Photography is above all a moment of intimate contact between people, an opportunity to share your common humanity with someone who may not always have a voice but always has something to teach you. It is a human medium. You put yourself in someone else’s shoes. A transposition occurs: you see what you have in common with a Masai, an Arab, an Indian; you see what these people have in common with you.
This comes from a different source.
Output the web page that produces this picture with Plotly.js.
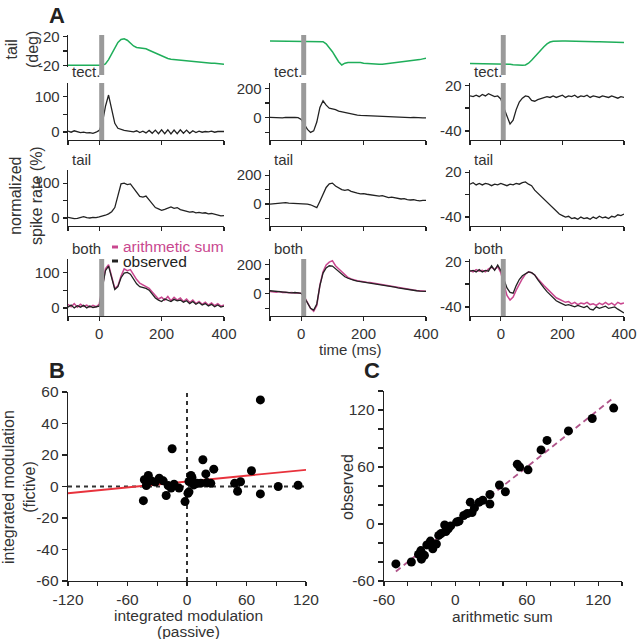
<!DOCTYPE html>
<html><head><meta charset="utf-8">
<script src="https://cdn.plot.ly/plotly-3.0.1.min.js"></script>
<style>html,body{margin:0;padding:0;background:#fff}#chart{width:637px;height:639px}</style>
</head><body><div id="chart"></div>
<script>
// ---------- Panel A data (time in ms) ----------
const time = [-100,-90,-80,-70,-60,-50,-40,-30,-20,-10,0,10,20,30,40,50,60,70,80,90,100,110,120,130,140,150,160,170,180,190,200,210,220,230,240,250,260,270,280,290,300,310,320,330,340,350,360,370,380,390,400];

const tailDeg1 = [-20,-20,-20,-20,-20,-20,-20,-20,-20,-20,-20,-20,-18,-12,-4,5,12,16,17,15,11,7,5,4.5,4,3,1,-1,-3,-5,-7,-9,-10.5,-11.5,-12,-12,-12.5,-13,-13.5,-14,-14.5,-15,-15.5,-15.5,-16,-16.5,-17,-17,-17.5,-18,-18.5];
const tailDeg2 = [14,14,14,14,14,14,14,14,14,14,14,14,14,14,14,14,13.5,13,10,5,-1,-8,-15,-19.5,-17,-16,-16,-16,-15.5,-16,-17,-17.5,-18,-18,-18.5,-18.5,-18.5,-18,-18,-17.5,-17,-16.5,-16,-15,-14.5,-14,-13,-12.5,-12,-11,-10];
const tailDeg3 = [-17.5,-17.5,-17.5,-17.5,-17.5,-17.5,-17.5,-17.5,-17.5,-17.5,-17.5,-17.5,-18,-18.5,-19,-19.5,-20,-20,-19.5,-17,-13,-8,-3,2,6,10,12.5,13.5,14,14,14,14.1,13.9,13.8,13.8,13.6,13.5,13.5,13.3,13.2,13.2,13,12.9,12.9,12.7,12.6,12.6,12.4,12.3,12.2,12];

const tect1 = [2,-1,3,0,-2,-1,-3,-2,-4,-1,4,25,72,104,68,24,10,6,4,3,2,0,3,-2,2,-3,4,-4,5,-5,6,-5,6,-6,5,-5,6,-4,5,-4,3,-2,2,-1,1,0,2,-1,1,2,1];
const tect2 = [2,0,3,1,-2,2,0,3,1,0,-12,-45,-80,-100,-90,-30,70,115,85,65,62,55,45,40,35,28,25,20,18,15,14,12,10,12,8,7,9,5,7,4,6,3,5,2,3,0,2,-1,1,-2,-1];
const tect3 = [6,5,7,5,8,6,9,7,5,6,2,-10,-22,-31,-26,-12,-2,3,6,5,0,-1,1,2,3,5,4,6,4,5,7,4,6,5,7,4,6,5,7,4,6,5,4,6,5,4,6,5,3,5,4];

const tail1 = [2,0,-2,-1,2,4,1,0,2,1,3,5,8,12,18,30,65,98,100,96,98,85,72,62,60,63,52,40,30,26,22,25,28,32,28,30,24,22,20,17,18,15,16,14,15,12,13,10,8,6,7];
const tail2 = [0,3,5,8,12,10,6,5,7,4,5,3,0,-5,-15,-25,20,70,115,140,145,125,110,100,95,100,88,80,75,70,72,68,65,62,60,55,58,50,45,48,42,38,35,38,30,28,30,25,22,26,25];
const tail3 = [4,6,3,5,3,5,4,2,4,3,5,3,2,4,3,5,4,6,7,4,2,-4,-8,-13,-16,-20,-24,-28,-32,-36,-38,-40,-39,-42,-41,-43,-40,-42,-41,-43,-40,-42,-39,-41,-40,-42,-39,-40,-37,-38,-36];

const sum1 = [10,3,12,2,10,4,8,2,7,3,10,60,110,122,90,55,62,90,110,105,108,92,80,70,65,62,55,45,35,25,30,22,32,20,30,22,28,18,25,15,22,12,18,10,16,8,14,6,12,5,8];
const obs1 = [2,8,0,6,2,7,0,5,1,4,5,55,105,118,88,52,60,85,98,100,95,80,68,60,58,55,50,40,28,22,18,25,22,18,24,20,22,16,20,12,18,10,15,8,12,5,10,3,8,2,5];
const sum2 = [15,12,10,14,8,10,6,8,4,6,2,-20,-60,-100,-120,-80,60,150,195,215,225,190,170,150,125,110,100,92,88,85,80,78,76,72,70,68,65,60,55,52,48,42,38,35,30,28,25,22,20,18,17];
const obs2 = [20,18,15,12,14,8,10,5,8,4,2,-25,-65,-100,-112,-70,55,140,175,190,188,170,150,130,115,105,95,90,85,82,78,76,72,70,68,65,62,58,52,48,45,40,36,32,28,25,22,20,18,15,16];
const sum3 = [8,6,9,7,8,6,10,12,9,13,5,-10,-25,-31,-27,-18,-10,-3,3,6,5,2,-3,-8,-12,-16,-20,-24,-28,-30,-32,-34,-33,-36,-34,-37,-35,-36,-34,-37,-36,-38,-35,-37,-34,-37,-35,-38,-34,-36,-35];
const obs3 = [7,8,6,9,6,8,7,14,8,15,8,-5,-15,-21,-22,-12,-4,1,4,6,5,2,-4,-10,-15,-20,-24,-28,-32,-34,-36,-38,-37,-39,-40,-38,-40,-41,-39,-43,-44,-40,-42,-41,-39,-42,-41,-40,-43,-45,-48];

const stimWindow = [0, 16];

// ---------- Panel B data ----------
const passiveB = [74,-15,16,27,65,19,4,-39,-43,-28,-24,-36,-32,-41,-44,-13,-16,-21,-8,-2,2,2,7,10,14,20,24,48,54,51,74,92,112,5,1,-19];
const fictiveB = [55,24,17,11,10,8,7,7,4.3,5.3,3.6,3.6,2.8,0.6,-9,1.5,-1,-5.7,-1,-9.6,-3.4,3.2,1,2,2.1,2.5,2,2,3,-3,-4.7,0,0.8,5.7,-4.3,0.6];
const fitSlopeB = 0.062, fitInterceptB = 3.15;
const fitXB = [-120, 120];

// ---------- Panel C data ----------
const sumC = [-50,-37,-31,-28.5,-29,-24,-21,-16,-14,-9,-8,-4,1,7,10,12.5,14,20,23,29,29,37,42,52,54,61,72,77,95,115,133,-19,-12,-6,3,16,-26];
const obsC = [-42,-40,-32,-37,-28,-22,-18,-21,-12,-1,-8,-2,2,9,11,23,12,23,25,31,21,41,34,63,60,57,78,88,98,111,122,-26,-10,-5,3,17,-33];
const unityC = [-50, 131];

// ---------- layout helpers ----------
const W = 637, H = 639;
const px = v => v / W;
const py = v => 1 - v / H;
const FONT = 'Liberation Sans, Arial, Helvetica, sans-serif';
const INK = '#222', TXT = '#333';
const GREEN = '#1fae5a', PINK = '#c9478f', BLACK = '#222';

const colPx = [[68,224],[270,426],[470,624]];
const rowPx = {deg:[35,67], tect:[83,140], tail:[170,226], both:[259,316]};
const colRange = [[-23,138],[-152,236],[-52,23]];
const colTicks = [
  {vals:[0,50,100], text:['0','','100']},
  {vals:[-100,0,100,200], text:['','0','','200']},
  {vals:[-40,-10,20], text:['-40','','20']}
];

function baseAxis(extra){
  return Object.assign({
    showline:true, linecolor:INK, linewidth:1.3,
    ticks:'outside', ticklen:4, tickwidth:1.3, tickcolor:INK,
    showgrid:false, zeroline:false, tickmode:'array', ticklabeloverflow:'allow',
    tickfont:{size:15, color:TXT, family:FONT}, fixedrange:true
  }, extra);
}

const layout = {
  width:W, height:H, margin:{l:0,r:0,t:0,b:0},
  paper_bgcolor:'#fff', plot_bgcolor:'rgba(0,0,0,0)',
  showlegend:false, font:{family:FONT, color:TXT},
  shapes:[], annotations:[]
};
const data = [];
let axN = 0;
function addAxes(xd, yd, xa, ya){
  axN++;
  const xk = 'xaxis' + (axN===1?'':axN), yk = 'yaxis' + (axN===1?'':axN);
  const xr = 'x' + (axN===1?'':axN), yr = 'y' + (axN===1?'':axN);
  layout[xk] = baseAxis(Object.assign({domain:xd, anchor:yr}, xa));
  layout[yk] = baseAxis(Object.assign({domain:yd, anchor:xr}, ya));
  return {x:xr, y:yr};
}
function line(ref, xs, ys, color, w){
  data.push({type:'scatter', mode:'lines', x:xs, y:ys, xaxis:ref.x, yaxis:ref.y,
    line:{color:color, width:w||1.3}, hoverinfo:'skip'});
}
const xTickVals = [-100,0,200,400];

// tail angle row
const degSeries = [tailDeg1, tailDeg2, tailDeg3];
for (let c=0;c<3;c++){
  const ref = addAxes([px(colPx[c][0]), px(colPx[c][1])], [py(rowPx.deg[1]), py(rowPx.deg[0])],
    {range:[-100,400], visible:false},
    c===0 ? {range:[-22.3,22.3], tickvals:[-20,0,20], ticktext:['-20','','20']} : {range:[-22.3,22.3], visible:false});
  line(ref, time, degSeries[c], GREEN, 1.5);
}
// neural rows
const rows = [
  {key:'tect', series:[tect1,tect2,tect3], label:'tect.'},
  {key:'tail', series:[tail1,tail2,tail3], label:'tail'},
  {key:'both', series:[null,null,null], label:'both'}
];
const sums = [sum1,sum2,sum3], obss = [obs1,obs2,obs3];
const bothRefs = [], tectRefs = [];
rows.forEach((row, ri) => {
  for (let c=0;c<3;c++){
    const bottom = row.key==='both';
    const ref = addAxes([px(colPx[c][0]), px(colPx[c][1])], [py(rowPx[row.key][1]), py(rowPx[row.key][0])],
      {range:[-100,400], tickvals:xTickVals, ticktext: bottom ? ['','0','200','400'] : ['','','','']},
      {range:colRange[c], tickvals:colTicks[c].vals, ticktext:colTicks[c].text});
    if (row.key==='both'){
      line(ref, time, sums[c], PINK, 1.5);
      line(ref, time, obss[c], BLACK, 1.3);
      bothRefs.push(ref);
    } else {
      line(ref, time, row.series[c], BLACK, 1.3);
      if (row.key==='tect') tectRefs.push(ref);
    }
    layout.annotations.push({xref:'paper', yref:'paper', x:px(colPx[c][0]+2), y:py(rowPx[row.key][0]-11),
      xanchor:'left', yanchor:'middle', text:row.label, showarrow:false, font:{size:15, color:TXT}});
  }
});
// stimulus bars
for (let c=0;c<3;c++){
  layout.shapes.push({type:'rect', layer:'above', xref:tectRefs[c].x, yref:'paper', x0:stimWindow[0], x1:stimWindow[1],
    y0:py(75), y1:py(35), fillcolor:'#9a9a9a', line:{width:0}});
  layout.shapes.push({type:'rect', layer:'above', xref:tectRefs[c].x, yref:'paper', x0:stimWindow[0], x1:stimWindow[1],
    y0:py(140), y1:py(83), fillcolor:'#9a9a9a', line:{width:0}});
  layout.shapes.push({type:'rect', layer:'above', xref:bothRefs[c].x, yref:'paper', x0:stimWindow[0], x1:stimWindow[1],
    y0:py(316), y1:py(259), fillcolor:'#9a9a9a', line:{width:0}});
}
// legend in A
layout.shapes.push({type:'line', xref:'paper', yref:'paper', x0:px(112), x1:px(118), y0:py(247), y1:py(247), line:{color:PINK, width:3}});
layout.shapes.push({type:'line', xref:'paper', yref:'paper', x0:px(112), x1:px(118), y0:py(261), y1:py(261), line:{color:BLACK, width:3}});
layout.annotations.push({xref:'paper', yref:'paper', x:px(121), y:py(246), xanchor:'left', yanchor:'middle', text:'arithmetic sum', showarrow:false, font:{size:15.5, color:PINK}});
layout.annotations.push({xref:'paper', yref:'paper', x:px(121), y:py(261), xanchor:'left', yanchor:'middle', text:'observed', showarrow:false, font:{size:15.5, color:BLACK}});

// ---------- Panel B ----------
const bigFont = {size:15.5, color:TXT, family:FONT};
const refB = addAxes([px(68), px(306)], [py(581), py(392)],
  {range:[-120,120], tickvals:[-120,-90,-60,-30,0,30,60,90,120], ticktext:['-120','','-60','','0','','60','','120'], tickfont:bigFont, ticklen:4},
  {range:[-60,60], tickvals:[-60,-40,-20,0,20,40,60], ticktext:['-60','-40','-20','0','20','40','60'], tickfont:bigFont, ticklen:5});
layout.shapes.push({type:'line', layer:'below', xref:refB.x, yref:refB.y, x0:-120, x1:120, y0:0, y1:0, line:{color:'#333', width:2, dash:'4px,4px'}});
layout.shapes.push({type:'line', layer:'below', xref:refB.x, yref:refB.y, x0:0, x1:0, y0:-60, y1:60, line:{color:'#333', width:2, dash:'4px,4px'}});
line(refB, fitXB, fitXB.map(v => fitInterceptB + fitSlopeB*v), '#e8323c', 1.8);
data.push({type:'scatter', mode:'markers', x:passiveB, y:fictiveB, xaxis:refB.x, yaxis:refB.y,
  marker:{color:'#000', size:9}, hoverinfo:'skip', cliponaxis:false});

// ---------- Panel C ----------
const refC = addAxes([px(384), px(622)], [py(581), py(391)],
  {range:[-60,140], tickvals:[-60,-40,-20,0,20,40,60,80,100,120,140], ticktext:['-60','','','0','','','60','','','120',''], tickfont:bigFont, ticklen:4},
  {range:[-60,140], tickvals:[-60,-40,-20,0,20,40,60,80,100,120,140], ticktext:['-60','','','0','','','60','','','120',''], tickfont:bigFont, ticklen:5});
line(refC, unityC, unityC, '#b0558a', 1.8);
data[data.length-1].line.dash = '6px,4px';
data.push({type:'scatter', mode:'markers', x:sumC, y:obsC, xaxis:refC.x, yaxis:refC.y,
  marker:{color:'#000', size:9}, hoverinfo:'skip', cliponaxis:false});

// ---------- text labels ----------
function ann(x, y, text, opts){
  layout.annotations.push(Object.assign({xref:'paper', yref:'paper', x:px(x), y:py(y), xanchor:'center', yanchor:'middle',
    text:text, showarrow:false, font:{size:16, color:TXT}}, opts||{}));
}
ann(57, 15, '<b>A</b>', {font:{size:22, color:'#222'}});
ann(57, 370, '<b>B</b>', {font:{size:22, color:'#222'}});
ann(372, 370, '<b>C</b>', {font:{size:22, color:'#222'}});
ann(22, 50, 'tail<br>(deg)', {textangle:-90});
ann(26, 195, 'normalized<br>spike rate (%)', {textangle:-90});
ann(350, 349, 'time (ms)', {font:{size:15, color:TXT}});
ann(188, 615, 'integrated modulation', {font:{size:15.5, color:TXT}});
ann(188, 631, '(passive)', {font:{size:15.5, color:TXT}});
ann(19, 487, 'integrated modulation<br>(fictive)', {textangle:-90});
ann(503, 616, 'arithmetic sum', {font:{size:15.5, color:TXT}});
ann(347, 487, 'observed', {textangle:-90});

Plotly.newPlot('chart', data, layout, {staticPlot:true, displayModeBar:false});
</script>
</body></html>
In a globalized world our neighbors are not only those who live next door. If you accept the logic of the “global village” for international trade, you have to accept the flipside: social problems abroad are our problems as well; we are inextricably linked to them. In my photographs I leave room for hope, a long-term hope for a better, more harmonious world.
About the photographer:
Renaud Philippe is a French freelance photojournalist based in Quebec City, Canada. After getting a degree in journalism, he fell in love with India and the Himalayan regions where he has traveled several times. He co-founded the collective Stigmat Photo. A self-taught photographer, Renaud is very active in the local press and teaches photojournalism to Somalian refugees in Kenya and Bhutanese refugees in Canada. At 25 years old and at the beginning of his career, Renaud is deeply determined to follow his way and to make his pictures become a tool to awaken the collective conscience on social issues.